START Source material
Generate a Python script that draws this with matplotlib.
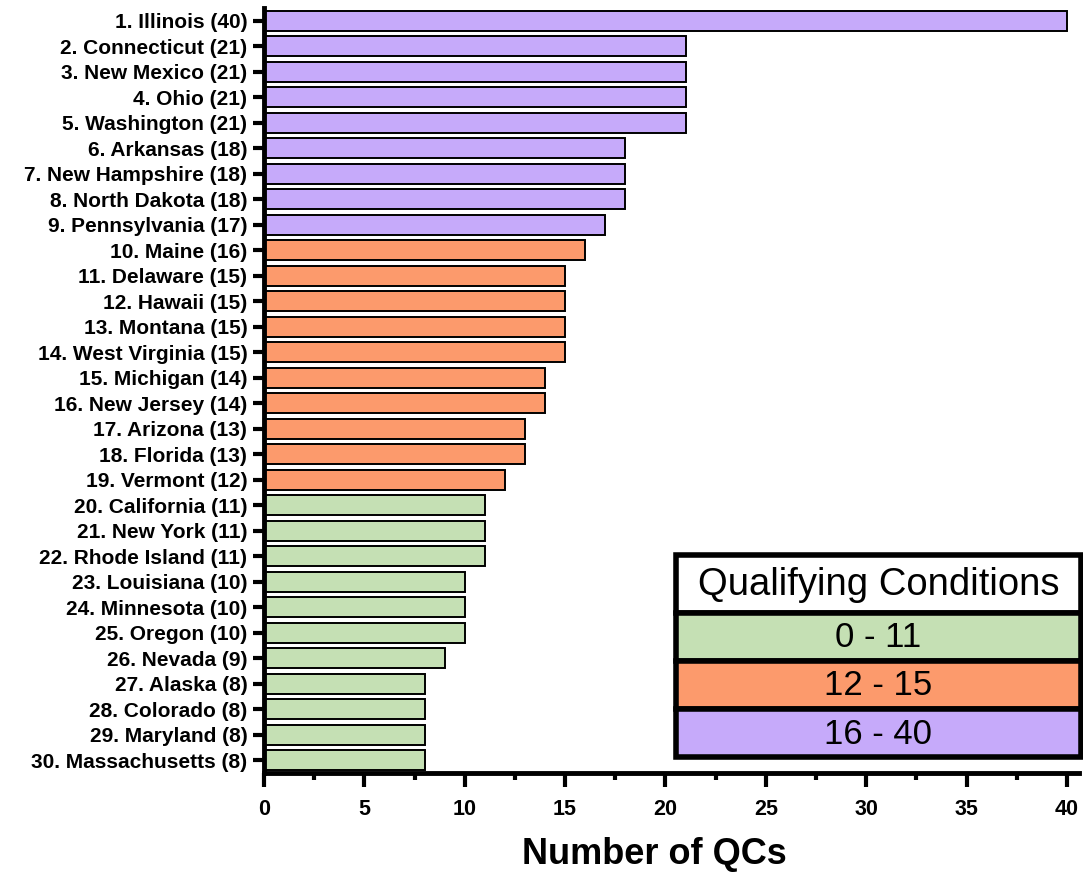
import matplotlib.pyplot as plt
from matplotlib.patches import Rectangle
from matplotlib.ticker import MultipleLocator

states = ["Illinois", "Connecticut", "New Mexico", "Ohio", "Washington", "Arkansas",
          "New Hampshire", "North Dakota", "Pennsylvania", "Maine", "Delaware", "Hawaii",
          "Montana", "West Virginia", "Michigan", "New Jersey", "Arizona", "Florida",
          "Vermont", "California", "New York", "Rhode Island", "Louisiana", "Minnesota",
          "Oregon", "Nevada", "Alaska", "Colorado", "Maryland", "Massachusetts"]
qcs = [40, 21, 21, 21, 21, 18, 18, 18, 17, 16, 15, 15, 15, 15, 14, 14, 13, 13,
       12, 11, 11, 11, 10, 10, 10, 9, 8, 8, 8, 8]
# colour group of each bar as drawn in the original (0 = green, 1 = orange, 2 = purple)
group_idx = [2] * 9 + [1] * 10 + [0] * 11
groups = ["0 - 11", "12 - 15", "16 - 40"]
group_colors = ["#c5e0b4", "#fc9a6c", "#c6aafa"]

plt.rcParams['font.family'] = ['Liberation Sans', 'DejaVu Sans']

fig = plt.figure(figsize=(10.83, 8.73), dpi=100)
ax = fig.add_axes([264 / 1083, 100 / 873, (1079 - 264) / 1083, (865 - 100) / 873])

labels = [f"{i + 1}. {s} ({v})" for i, (s, v) in enumerate(zip(states, qcs))]
pos = list(range(len(states)))
ax.barh(pos, qcs, height=0.78, color=[group_colors[g] for g in group_idx],
        edgecolor="black", linewidth=1.4)
ax.set_yticks(pos)
ax.set_yticklabels(labels, fontsize=15, fontweight="bold")
ax.set_ylim(29.5, -0.5)
ax.set_xlim(0, 40.6)
ax.xaxis.set_major_locator(MultipleLocator(5))
ax.xaxis.set_minor_locator(MultipleLocator(2.5))
for lab in ax.get_xticklabels():
	lab.set_fontweight("bold")
ax.tick_params(axis="x", labelsize=15.5, length=10, width=3, pad=9)
ax.tick_params(axis="x", which="minor", length=5, width=3)
ax.tick_params(axis="y", length=8, width=3, pad=4)
for side in ["top", "right"]:
	ax.spines[side].set_visible(False)
for side in ["left", "bottom"]:
	ax.spines[side].set_linewidth(3.5)
ax.set_xlabel("Number of QCs", fontsize=26, fontweight="bold", va="center")
ax.xaxis.set_label_coords(0.479, -0.107)

# legend box
lax = fig.add_axes([676 / 1083, 111 / 873, (1081 - 676) / 1083, (318 - 111) / 873])
lax.set_xlim(0, 1)
lax.set_ylim(0, 4.3)
lax.axis("off")
rows = [("Qualifying Conditions", "white", 1.2)] + [(g, c, 1.0) for g, c in zip(groups, group_colors)]
y = 4.3
for text, col, h in rows:
	y -= h
	lax.add_patch(Rectangle((0, y), 1, h, facecolor=col, edgecolor="black",
	                        linewidth=4, clip_on=False))
	lax.text(0.5, y + h / 2 - 0.02, text, ha="center", va="center",
	         fontsize=27.5 if h > 1 else 25)

fig.savefig("out.png", dpi=100)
END Source material
§ Task to complete
Print, exactly as written, the lines above from the first one to the one containing "ax = fig.add_axes([264". Leave out pictures.

§ Response to the task
Generate a Python script that draws this with matplotlib.
import matplotlib.pyplot as plt
from matplotlib.patches import Rectangle
from matplotlib.ticker import MultipleLocator

states = ["Illinois", "Connecticut", "New Mexico", "Ohio", "Washington", "Arkansas",
          "New Hampshire", "North Dakota", "Pennsylvania", "Maine", "Delaware", "Hawaii",
          "Montana", "West Virginia", "Michigan", "New Jersey", "Arizona", "Florida",
          "Vermont", "California", "New York", "Rhode Island", "Louisiana", "Minnesota",
          "Oregon", "Nevada", "Alaska", "Colorado", "Maryland", "Massachusetts"]
qcs = [40, 21, 21, 21, 21, 18, 18, 18, 17, 16, 15, 15, 15, 15, 14, 14, 13, 13,
       12, 11, 11, 11, 10, 10, 10, 9, 8, 8, 8, 8]
# colour group of each bar as drawn in the original (0 = green, 1 = orange, 2 = purple)
group_idx = [2] * 9 + [1] * 10 + [0] * 11
groups = ["0 - 11", "12 - 15", "16 - 40"]
group_colors = ["#c5e0b4", "#fc9a6c", "#c6aafa"]

plt.rcParams['font.family'] = ['Liberation Sans', 'DejaVu Sans']

fig = plt.figure(figsize=(10.83, 8.73), dpi=100)
ax = fig.add_axes([264 / 1083, 100 / 873, (1079 - 264) / 1083, (865 - 100) / 873])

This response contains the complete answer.